Outstanding individual play has seemed to follow Greenway at every step of his hockey career, with the possibility of a first-round selection in the upcoming 2015 NHL Draft certainly becoming more of a possibility. However, Greenway’s biggest sense of pride might not resonate from what his future holds, but rather the legacy that he has left behind.
James Greenway, an imposing 6-foot-4-inch defenseman, has followed along the same path established by Jordan, skating for Shattuck-St. Mary’s before joining the USNTDP Under-17 team for the 2014-15 season, reuniting him in Ann Arbor with his older brother.
“It’s great.
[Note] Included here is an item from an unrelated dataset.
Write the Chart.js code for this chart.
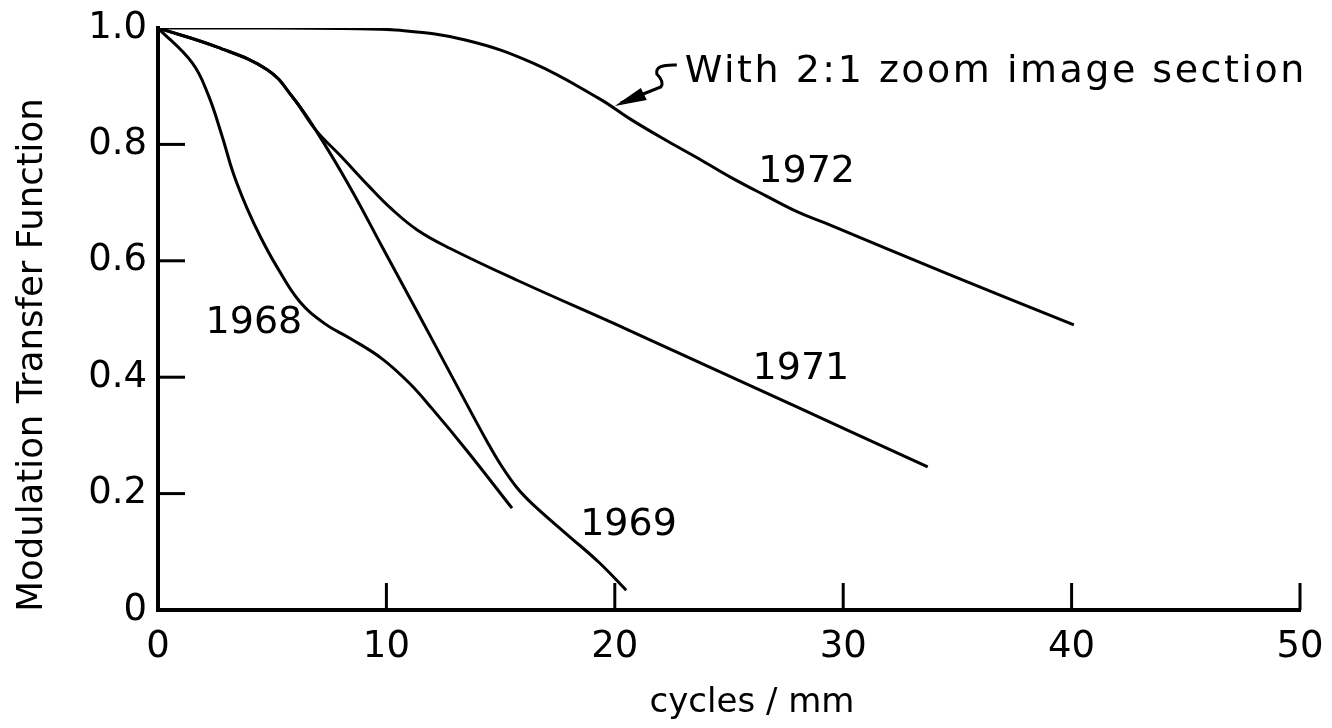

Like I said, he’s a big influence on me, but him being with me is a great time,” Greenway said. “We’re best friends, so just having him follow me from Shattuck to here has been great…to watch him grow as a player and a person as well.”
Greenway will not be alone when he makes the move from Ann Arbor to Commonwealth Avenue, as he will be joined by defenseman and fellow USNTDP product Charlie McAvoy.
Greenway has skated alongside the Long Island, New York native for the past two seasons with Team USA and acknowledged that playing for the foreseeable future with the skilled blueliner will make the transition to college hockey even easier.
“It’s fun being able to play with him here and just knowing that I’ll be able to play with him for the next four years,” Greenway said. “He’s a great kid on the ice and off the ice, so it makes it a lot better.”
Standing outside the visitor locker room in Agganis Arena, Greenway was frank in expressing his future aims with Team USA. A gold medal at the International Ice Hockey Federation World Men’s Under-18 Championship is the primary objective, but the promising power forward is not just focused on the present — the next step in his journey has already been earmarked with an obvious goal.
“Coming here to Boston, I think everyone wants to win a national championship,” he said. “So I think that’s my goal as well.”